Y como todo era una aldea
reducida ya a cenizas, un montón ingente de ruinas y de escombros en proceso de
lenta reconstrucción, un paisaje desposeído de sus huellas y no precisamente de
los vestigios de dinosauros, privado de memoria, intento de reconducirlo en
apariencia a esos sus orígenes en los que desde su belleza mortal ruinosa pueda
elevarse el humo de los fuegos en que ardieron los troncos en los fogones de
las casas desde donde en las noches invernarles se escuchaba el aullido salvaje
de los perros, el cacarear del gallo al amanecer y el balido ovino desde las majadas.
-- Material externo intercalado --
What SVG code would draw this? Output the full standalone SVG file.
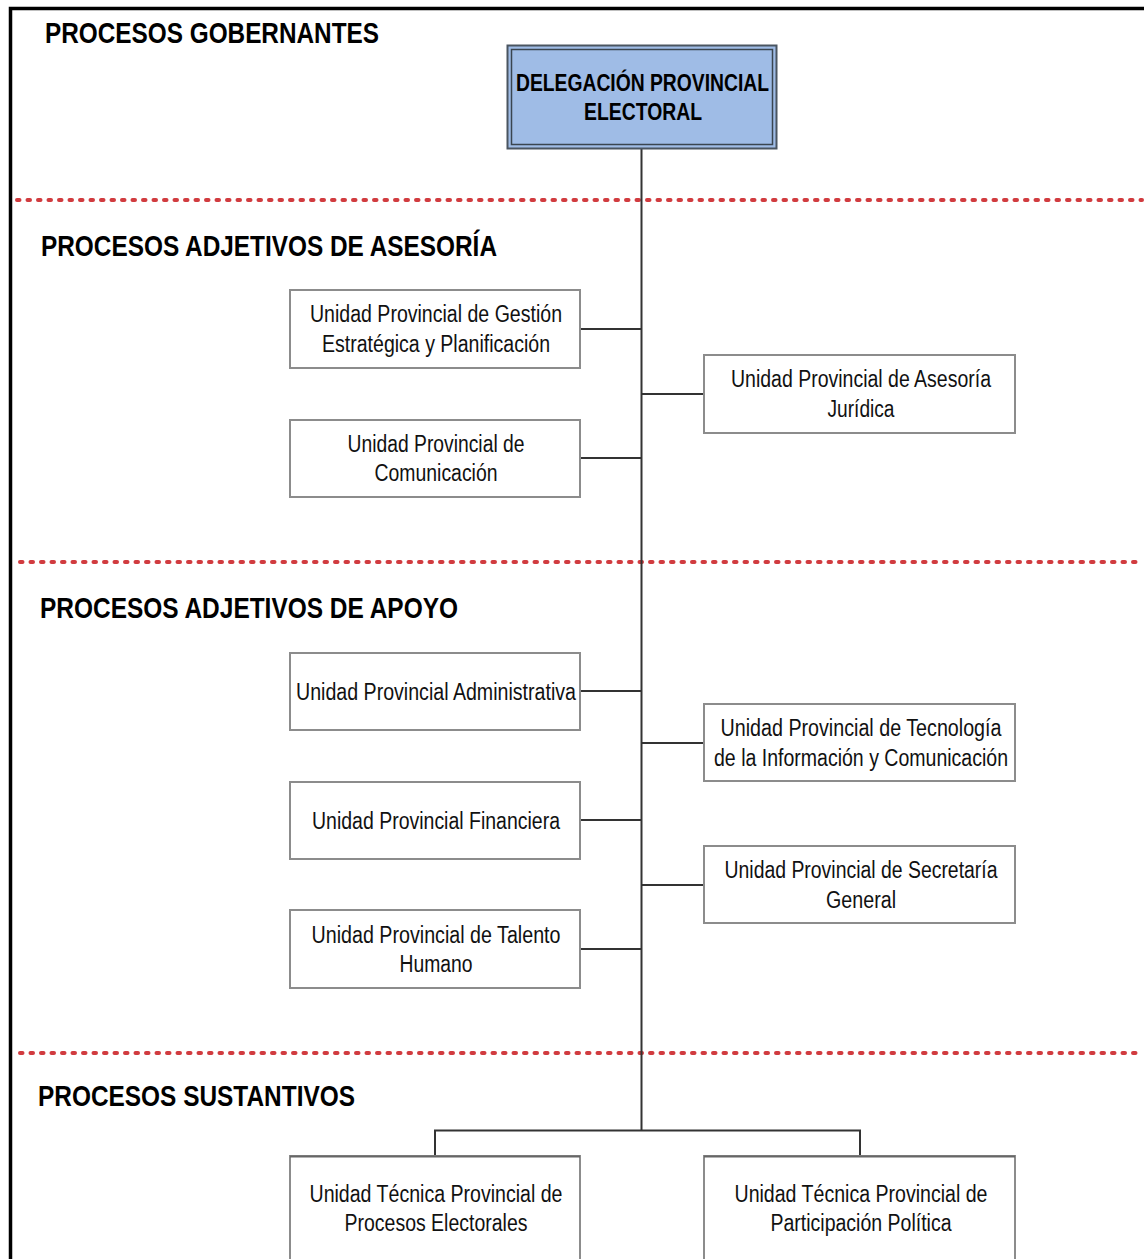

Y allí quedó ese proyecto de río fiel, de curso familiar y conocido, escoltado
por robles, algún avellano suelto y esos diseminados chopos de la orilla y
algún suelto olmo viejo, hendido y quemado por el rayo. Y allí quedaron esos
rebaños de ovejas, animal nutricio, símbolo económico de la cultura y de la
historia de aquellas altas tierras, elemento inseparable del paisaje que
después de pastar en las mansas praderías, si el tiempo lo permite, regresaran
en la anochecida tarde buscando sus pesebres entre las escombreras para después
sonorizar la noche con balidos rasgados y lejanos rompiendo en la noche el
silencio profundo del valle abandonado.
Fue un viaje que ¡ojalá! hubiese
emprendido antes y así comprender ese infierno interior de un paisaje que ya
sólo sigue vivo en mi memoria. Sentí tristeza al comprobar como en el lecho de
las montañas ya no se lanzaban como antes los tejados de este pueblo, sino un
montón ingente de ruinas y de escombros.
Me di la vuelta pensando en volver. Lo haré. Es lógico, quiero escribir
más profundamente sobre aquel paisaje y, también de ellos, si hay paisanaje,
ahora ya desposeído de sus huellas, privado de memoria, reconducido en
apariencia a unos orígenes cuya imposibilidad negaba la belleza mortal de las
ruinas. podía devolverme la memoria que, habiéndola tenido, otros se la habían destruido.